1. Zum Inhalt springen
  2. Zur Hauptnavigation springen
  3. Zu weiteren Angeboten der DW springen

Der Geldsack auf dem Hügel

Udo Bauer5. Dezember 2002

Seit George W. Bush die USA regiert, hat sich der Ruf Amerikas in der Welt verschlechtert. Das besagt eine US-Studie, für die Menschen in 44 Ländern befragt wurden. DW-TV-Korrespondent Udo Bauer über das Zahlenwerk .

https://p.dw.com/p/2y2R

"Wenn ich noch in der Regierung wäre, dann würde ich das intensiv lesen". So kommentierte die ehemalige US-Aussenministerin Madeleine Albright die Studie des Pew Global Attitudes Project, dem sie seit einiger Zeit vorsteht. Sie habe zwar schon seit dem Zusammenbruch der UdSSR damit gerechnet, dass sich der internationale Ruf der einzigen verbliebenen Supermacht quasi natürlicherweise verschlechtert (Zitat: Wir werden als der Geldsack angesehen, der alleine oben auf dem Hügel sitzt und sich dadurch von seinen Nachbarn isoliert.), aber vieles habe sie doch überrascht.
Vor allem in der Bevölkerung islamischer Länder hat die amerikanische Regierung offenbar ein extremes Glaubwürdigkeitsproblem. Beispiel Türkei: 83 Prozent der Menschen sind dagegen, dass ihre Regierung den USA für einen Krieg gegen Irak Flughäfen zur Verfügung stellen soll. Mehr als die Hälfte der Türken glauben gar, dass die Amerikaner im Grunde nur Krieg gegen alle ihnen nicht freundlich gesinnten islamischen Länder führen wollen. Das sind Zahlen, die auch der türkischen Regierung zu denken geben sollten. Denn Ankara will die USA in ihrem kriegerischen Vorhaben unterstützen.

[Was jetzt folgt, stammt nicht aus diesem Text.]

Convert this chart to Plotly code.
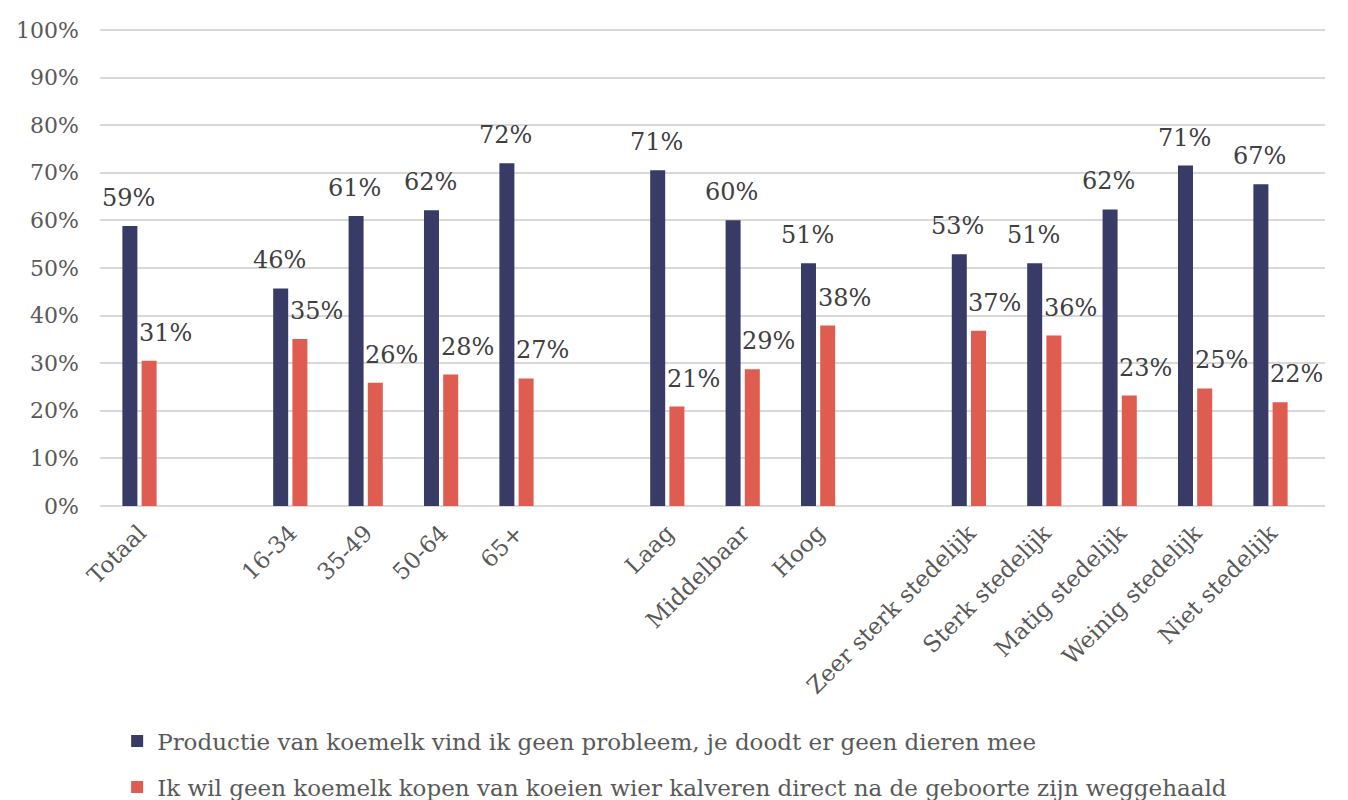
import plotly.graph_objects as go

categories = ["Totaal", " ", "16-34", "35-49", "50-64", "65+", "  ",
              "Laag", "Middelbaar", "Hoog", "   ",
              "Zeer sterk stedelijk", "Sterk stedelijk", "Matig stedelijk",
              "Weinig stedelijk", "Niet stedelijk"]
series_names = [
    "Productie van koemelk vind ik geen probleem, je doodt er geen dieren mee",
    "Ik wil geen koemelk kopen van koeien wier kalveren direct na de geboorte zijn weggehaald",
]
productie = [0.588, None, 0.457, 0.609, 0.621, 0.720, None,
             0.705, 0.600, 0.510, None,
             0.529, 0.510, 0.623, 0.715, 0.676]
kopen = [0.305, None, 0.351, 0.259, 0.276, 0.268, None,
         0.209, 0.287, 0.379, None,
         0.368, 0.358, 0.232, 0.247, 0.218]
labels_productie = ["59%", "", "46%", "61%", "62%", "72%", "",
                    "71%", "60%", "51%", "",
                    "53%", "51%", "62%", "71%", "67%"]
labels_kopen = ["31%", "", "35%", "26%", "28%", "27%", "",
                "21%", "29%", "38%", "",
                "37%", "36%", "23%", "25%", "22%"]
y_ticks = [0, 0.1, 0.2, 0.3, 0.4, 0.5, 0.6, 0.7, 0.8, 0.9, 1.0]
y_ticktext = ["0%", "10%", "20%", "30%", "40%", "50%", "60%", "70%", "80%", "90%", "100%"]

BLUE = "#383b66"
RED = "#df5c50"
FONT = "DejaVu Serif"
TXT = "#595959"

fig = go.Figure()
fig.add_trace(go.Bar(x=categories, y=productie, name=series_names[0],
                     marker=dict(color=BLUE, line=dict(width=0)), legendgroup="a"))
fig.add_trace(go.Bar(x=categories, y=kopen, name=series_names[1],
                     marker=dict(color=RED, line=dict(width=0)), legendgroup="b"))

annotations = []
for cat, v, t in zip(categories, productie, labels_productie):
    if v is None:
        continue
    annotations.append(dict(x=cat, y=v, text=t, showarrow=False, xanchor="center",
                            yanchor="bottom", xshift=-11, yshift=12,
                            font=dict(family=FONT, size=24, color="#404040")))
for cat, v, t in zip(categories, kopen, labels_kopen):
    if v is None:
        continue
    annotations.append(dict(x=cat, y=v, text=t, showarrow=False, xanchor="center",
                            yanchor="bottom", xshift=26, yshift=12,
                            font=dict(family=FONT, size=24, color="#404040")))

fig.update_layout(
    width=1340, height=792,
    margin=dict(l=92, r=23, t=20, b=294, autoexpand=False),
    plot_bgcolor="white", paper_bgcolor="white",
    barmode="group", bargap=0.49, bargroupgap=0.22,
    font=dict(family=FONT, size=22, color=TXT),
    showlegend=True,
    legend=dict(orientation="v", x=0.014, xanchor="left", y=-0.447, yanchor="top",
                xref="paper", yref="paper", tracegroupgap=13, itemwidth=30,
                font=dict(family=FONT, size=23, color=TXT)),
    annotations=annotations,
)
fig.update_xaxes(type="category", categoryorder="array", categoryarray=categories,
                 tickangle=-45, showgrid=False, showline=False, ticks="",
                 ticklabelstandoff=8,
                 tickfont=dict(family=FONT, size=23, color=TXT))
fig.update_yaxes(range=[0, 1.004], tickvals=y_ticks, ticktext=y_ticktext,
                 showgrid=True, gridcolor="#d9d9d9", gridwidth=2,
                 zeroline=True, zerolinecolor="#d9d9d9", zerolinewidth=2,
                 showline=False, ticks="", ticklabelstandoff=20,
                 tickfont=dict(family=FONT, size=22, color=TXT))

fig.write_html("out.html")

Widerspruch in Deutschland

Apropos Irak. Andrew Kohut, der Leiter der Studie, meinte in der Irakfrage gerade in der Bundesrepublik einen Widerspruch aufgedeckt zu haben. 80 Prozent der Deutschen halten den Irak zwar für eine grosse Gefahr, ählich wie Briten und Amerikaner. Nur 26 Prozent der Bundesbürger befürworten aber einen Krieg gegen den Irak (zum Vergleich: USA 62 Prozent, Großbritannien 47 Prozent, Russland 12 Prozent). Die meisten Europäer, so gab die ganz in rot gekleidete Ex-Ministerin ihre eigenen Erfahrungen wider, würden eben den Motiven der Amerikaner in Sachen Irak nicht trauen: "Die glauben, uns gehe es um die Kontrolle des Öls."

Verkannte gute Absicht

In der islamischen Welt ist die Lage noch extremer. Hier sieht man in den Amerikanern so etwas wie Beglückungsterroristen. "Wir glauben, wir tun für diese Länder etwas Gutes", sagt Albright "aber die nehmen uns das nicht ab." Glaubwürdigkeit ist ein Kernproblem der Amerikaner. Nur ein Imageproblem also? Keineswegs! Nahezu überall in der Welt macht man die Bush-Regierung verantwortlich für den Graben zwischen Arm und Reich; man hält die USA für voreingenommen im Nahostkonflikt und ganz allgemein wirft man ihnen Unilateralismus vor.

Allergie gegen Verträge

Madeleine Albright will sich dieser Kritik nicht anschliessen, doch auch sie meint eine gewisse Allergie der Regierung gegen internationale Verträge zu erkennen. Generell hat das Image der Amerikaner in den letzten zwei Jahren aus unterschiedlichen Gründen stark gelitten, am stärksten unter anderem in Deutschland. Vor zwei Jahren hatten noch 78 Prozent der Deutschen eine gute Meinung von den USA, jetzt nur noch 61. Auch bei anderen wichtigen Alliierten haben die Amerikaner Boden verloren: In der Türkei denken nur noch 30 Prozent gut über die USA, was einem Minus von 22 Prozent entspricht. Gegen den Trend hat sich das Image der USA in vielen Ländern der ehemaligen UdSSR verbessert, vor allem in Russland: von 37 auf 61 Prozent. Die komplette Studie ist einsehbar im Internet unter www.people-press.org.